Serve Mode (Multi-Repo)

For working across multiple repositories simultaneously:

codesearch serve

This starts a background HTTP server with:

TUI dashboard (ratatui) showing repo status, CPU usage, active sessions
Lazy filesystem watchers — activated on first query per repo
Idle eviction (30min) — unused repos are unloaded from memory
Session tracking via MCP keep-alive

Repository Registration

Repos are registered via codesearch index add:

# Register a repo (creates index + adds to ~/.codesearch/repos.json)
codesearch index add /path/to/my-project --alias my-project

# Remove a repo
codesearch index rm /path/to/my-project

# List registered repos
codesearch index list

Serve reads ~/.codesearch/repos.json on startup and manages all registered repos.

Groups

Groups let you search across related repositories:

codesearch groups add my-group repo1 repo2 repo3
codesearch groups list

Then in MCP tools: group="my-group" fans out the query to all repos in the group.

MCP Connection Modes

The codesearch mcp command supports three modes:

Mode	Behavior
`auto` (default)	Connects to serve if running, otherwise local stdio
`client`	Always connects to serve, fails if not running
`local`	Always uses local DB (classic single-repo stdio)
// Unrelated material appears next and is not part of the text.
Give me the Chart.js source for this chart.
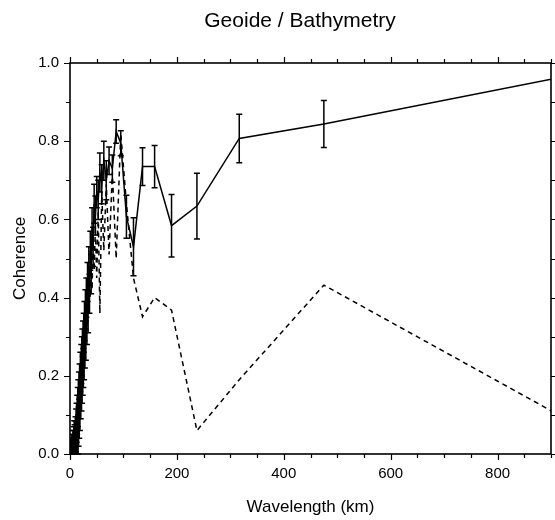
<!DOCTYPE html>
<html>
<head>
<meta charset="utf-8">
<script src="https://cdn.jsdelivr.net/npm/chart.js@4.4.1/dist/chart.umd.min.js"></script>
<style>
  html, body { margin: 0; padding: 0; background: #ffffff; }
  #wrap { width: 555px; height: 520px; }
</style>
</head>
<body>
<div id="wrap"><canvas id="c" width="555" height="520"></canvas></div>
<script>
const chartTitle = 'Geoide / Bathymetry';
// Wavelength (km) of each estimate
const wavelength = [
  950, 475, 316.7, 237.5, 190, 158.3, 135.7, 118.8, 105.6, 95.0,
  86.4, 79.2, 73.1, 67.9, 63.3, 59.4, 55.9, 52.8, 50.0, 47.5,
  45.2, 43.2, 41.3, 39.6, 38.0, 36.5, 35.2, 33.9, 32.8, 31.7,
  30.6, 29.7, 28.8, 27.9, 27.1, 26.4, 25.7, 25.0, 24.4, 23.8,
  23.2, 22.6, 22.1, 21.6, 21.1, 20.2, 19.4, 18.6, 17.9, 17.3,
  16.7, 16.1, 15.6, 15.1, 14.6, 14.0, 13.4, 12.8, 12.3, 11.9,
  11.4, 10.9, 10.4, 10.0, 9.5, 9.0, 8.6, 8.2, 7.8, 7.4,
  7.0, 6.6, 6.2, 5.8, 5.4, 5.0, 4.6, 4.2, 3.8, 3.4,
  3.0, 2.6, 2.2, 1.8, 1.4
];
// Solid curve (with error bars)
const coherence = [
  0.972, 0.844, 0.807, 0.634, 0.584, 0.735, 0.735, 0.53, 0.607, 0.795,
  0.825, 0.73, 0.75, 0.70, 0.75, 0.69, 0.72, 0.65, 0.67, 0.61,
  0.64, 0.53, 0.58, 0.46, 0.52, 0.41, 0.48, 0.36, 0.44, 0.33,
  0.40, 0.29, 0.37, 0.27, 0.34, 0.24, 0.31, 0.22, 0.29, 0.20,
  0.27, 0.18, 0.25, 0.16, 0.23, 0.14, 0.21, 0.11, 0.18, 0.09,
  0.16, 0.07, 0.14, 0.05, 0.12, 0.04, 0.10, 0.02, 0.08, 0.01,
  0.07, 0.00, 0.05, 0.00, 0.04, 0.00, 0.03, 0.00, 0.04, 0.00,
  0.03, 0.00, 0.02, 0.00, 0.02, 0.00, 0.01, 0.00, 0.01, 0.00,
  0.00, 0.00, 0.00, 0.00, 0.00
];
// Half-length of the error bar on the solid curve
const coherenceError = [
  0.06, 0.06, 0.062, 0.084, 0.08, 0.054, 0.048, 0.074, 0.055, 0.032,
  0.03, 0.035, 0.035, 0.05, 0.05, 0.05, 0.05, 0.05, 0.04, 0.05,
  0.05, 0.05, 0.05, 0.05, 0.05, 0.05, 0.05, 0.05, 0.05, 0.05,
  0.05, 0.05, 0.05, 0.05, 0.05, 0.05, 0.05, 0.05, 0.05, 0.05,
  0.05, 0.05, 0.05, 0.05, 0.05, 0.05, 0.05, 0.05, 0.05, 0.05,
  0.05, 0.05, 0.05, 0.05, 0.05, 0.05, 0.05, 0.05, 0.05, 0.05,
  0.045, 0.045, 0.045, 0.045, 0.045, 0.045, 0.045, 0.045, 0.045, 0.045,
  0.04, 0.04, 0.04, 0.04, 0.04, 0.04, 0.04, 0.04, 0.04, 0.04,
  0.04, 0.04, 0.04, 0.04, 0.04
];
// Dashed curve
const coherenceDashed = [
  0.073, 0.432, 0.19, 0.06, 0.368, 0.40, 0.351, 0.45, 0.64, 0.82,
  0.50, 0.72, 0.51, 0.69, 0.52, 0.67, 0.36, 0.62, 0.45, 0.58,
  0.47, 0.55, 0.42, 0.48, 0.40, 0.43, 0.38, 0.39, 0.37, 0.33,
  0.34, 0.32, 0.30, 0.29, 0.28, 0.26, 0.25, 0.24, 0.23, 0.22,
  0.21, 0.20, 0.19, 0.18, 0.17, 0.16, 0.15, 0.13, 0.12, 0.11,
  0.10, 0.09, 0.08, 0.07, 0.07, 0.06, 0.05, 0.04, 0.03, 0.03,
  0.02, 0.01, 0.01, 0.00, 0.00, 0.00, 0.00, 0.00, 0.00, 0.00,
  0.00, 0.00, 0.00, 0.00, 0.00, 0.00, 0.00, 0.00, 0.00, 0.00,
  0.00, 0.00, 0.00, 0.00, 0.00
];
const xTickLabels = [0, 200, 400, 600, 800];
const yTickLabels = [0.0, 0.2, 0.4, 0.6, 0.8, 1.0];

const FONT = "'Liberation Sans', Arial, Helvetica, sans-serif";

const solidPts = wavelength.map((w, i) => ({ x: w, y: coherence[i] }));
const dashedPts = wavelength.map((w, i) => ({ x: w, y: coherenceDashed[i] }));

const errorBarPlugin = {
  id: 'errorBars',
  afterDatasetsDraw(chart) {
    const { ctx, chartArea, scales } = chart;
    const xs = scales.x, ys = scales.y;
    ctx.save();
    ctx.beginPath();
    ctx.rect(chartArea.left, chartArea.top - 1, chartArea.right - chartArea.left, chartArea.bottom - chartArea.top + 2);
    ctx.clip();
    ctx.strokeStyle = '#000';
    ctx.lineWidth = 1.5;
    const cap = 3;
    for (let i = 0; i < wavelength.length; i++) {
      const px = xs.getPixelForValue(wavelength[i]);
      const yt = ys.getPixelForValue(coherence[i] + coherenceError[i]);
      const yb = ys.getPixelForValue(coherence[i] - coherenceError[i]);
      ctx.beginPath();
      ctx.moveTo(px, yt); ctx.lineTo(px, yb);
      ctx.moveTo(px - cap, yt); ctx.lineTo(px + cap, yt);
      ctx.moveTo(px - cap, yb); ctx.lineTo(px + cap, yb);
      ctx.stroke();
    }
    ctx.restore();
  }
};

const framePlugin = {
  id: 'frame',
  afterDraw(chart) {
    const { ctx, chartArea: a, scales } = chart;
    const xs = scales.x, ys = scales.y;
    ctx.save();
    ctx.strokeStyle = '#000';
    ctx.lineWidth = 1.6;
    ctx.strokeRect(a.left, a.top, a.right - a.left, a.bottom - a.top);
    ctx.lineWidth = 1.2;
    ctx.beginPath();
    for (let v = 0; v <= 900; v += 50) {
      const px = Math.round(xs.getPixelForValue(v)) + 0.5;
      const len = (v % 200 === 0) ? 6 : 4;
      ctx.moveTo(px, a.bottom); ctx.lineTo(px, a.bottom + len);
      ctx.moveTo(px, a.top); ctx.lineTo(px, a.top - len);
    }
    for (let k = 0; k <= 10; k++) {
      const py = Math.round(ys.getPixelForValue(k / 10)) + 0.5;
      const len = (k % 2 === 0) ? 6 : 4;
      ctx.moveTo(a.left, py); ctx.lineTo(a.left - len, py);
      ctx.moveTo(a.right, py); ctx.lineTo(a.right + len, py);
    }
    ctx.stroke();
    // chart title, centred like the reference
    ctx.fillStyle = '#000';
    ctx.font = '21px ' + FONT;
    ctx.textAlign = 'center';
    ctx.textBaseline = 'alphabetic';
    ctx.fillText(chartTitle, 300, 27);
    ctx.restore();
  }
};

new Chart(document.getElementById('c'), {
  type: 'scatter',
  data: {
    datasets: [
      {
        label: 'Coherence',
        data: solidPts,
        showLine: true,
        borderColor: '#000',
        borderWidth: 1.5,
        pointRadius: 0,
        tension: 0,
        clip: 0
      },
      {
        label: 'Dashed',
        data: dashedPts,
        showLine: true,
        borderColor: '#000',
        borderWidth: 1.5,
        borderDash: [5, 4],
        pointRadius: 0,
        tension: 0,
        clip: 0
      }
    ]
  },
  options: {
    responsive: false,
    animation: false,
    devicePixelRatio: 1,
    layout: { padding: { left: 0, right: 4, top: 63, bottom: 0 } },
    plugins: {
      legend: { display: false },
      tooltip: { enabled: false },
      title: { display: false }
    },
    scales: {
      x: {
        type: 'linear',
        min: 0, max: 900,
        afterBuildTicks(s) { s.ticks = xTickLabels.map(v => ({ value: v })); },
        afterFit(s) { s.height = 66; },
        grid: { display: false, drawTicks: false },
        border: { display: false },
        ticks: {
          color: '#000',
          font: { family: FONT, size: 15 },
          padding: 11,
          maxRotation: 0,
          autoSkip: false,
          callback: v => String(v)
        },
        title: {
          display: true,
          text: 'Wavelength (km)',
          color: '#000',
          font: { family: FONT, size: 17 },
          padding: { top: 0, bottom: 2 }
        }
      },
      y: {
        type: 'linear',
        min: 0, max: 1,
        afterBuildTicks(s) { s.ticks = yTickLabels.map(v => ({ value: v })); },
        afterFit(s) { s.width = 70; },
        grid: { display: false, drawTicks: false },
        border: { display: false },
        ticks: {
          color: '#000',
          font: { family: FONT, size: 15 },
          padding: 11,
          autoSkip: false,
          callback: v => Number(v).toFixed(1)
        },
        title: {
          display: true,
          text: 'Coherence',
          color: '#000',
          font: { family: FONT, size: 17 },
          padding: { top: 10, bottom: 0 }
        }
      }
    }
  },
  plugins: [errorBarPlugin, framePlugin]
});
</script>
</body>
</html>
codesearch mcp --mode client  # force serve connection

The serve endpoint is available at /mcp (Streamable HTTP transport).

CLI Reference

Command	Description
`codesearch index [PATH]`	Index a repo (incremental; `--force` for full rebuild)
`codesearch search <QUERY>`	CLI search (for testing)
`codesearch mcp`	Start MCP stdio server
`codesearch serve`	Start multi-repo HTTP server with TUI
`codesearch stats`	Show database statistics
`codesearch clear`	Delete index
`codesearch doctor`	Health check (model, index, config)
`codesearch setup`	Download embedding models
`codesearch cache stats\|clear`	Manage embedding cache
`codesearch groups list\|add\|remove`	Manage repository groups

Configuration

Environment Variables

Variable	Description
`CODESEARCH_SERVE_PORT`	Serve mode port (default: 39725)
`CODESEARCH_MCP_MODE`	MCP mode: auto, client, local
`CODESEARCH_REPOS_CONFIG`	Path to repos.json
`CODESEARCH_REPO_IDLE_TIMEOUT_SECS`	Idle eviction timeout (default: 1800)
`CODESEARCH_CACHE_MAX_MEMORY`	Embedding cache MB (default: 500)
`CODESEARCH_BATCH_SIZE`	Embedding batch size
`RUST_LOG`	Log level (e.g. `codesearch=debug`)

`.codesearchignore`

Place in repo root. Gitignore syntax. Excludes paths from indexing:

# Vendored code
vendor/
node_modules/
# Generated files
*.generated.cs
**/migrations/**

`repos.json`

Located at ~/.codesearch/repos.json. Managed by codesearch index add/rm. Contains repo aliases → paths and group definitions. See Serve Mode.

Supported Languages

Tree-sitter AST-aware chunking:

Language	Extensions
Rust	`.rs`
Python	`.py`
JavaScript	`.js`, `.jsx`
TypeScript	`.ts`, `.tsx`
C	`.c`, `.h`
C++	`.cpp`, `.hpp`
C#	`.cs`
Go	`.go`
Java	`.java`

All other text files use line-based chunking as fallback.

Core Technology

Component	Technology
Embedding	fastembed + ONNX Runtime (CPU)
Vector store	arroy (Approximate Nearest Neighbors) + LMDB
Full-text search	Tantivy (BM25, AND mode)
Chunking	Tree-sitter AST parsing
Incremental sync	SHA-256 content hashing
Caching	3-layer: in-memory (Moka) → persistent disk → query cache
Schema	Versioned via `metadata.json`

Development

# Build
cargo build

# Run tests
cargo test

# Check + lint
cargo clippy --all-targets -- -D warnings

# Format
cargo fmt --all

License

Apache-2.0

Acknowledgements

This project is a fork of demongrep by yxanul. Huge thanks for building such a solid foundation.

Built with: fastembed-rs, arroy, tantivy, tree-sitter, ratatui, LMDB.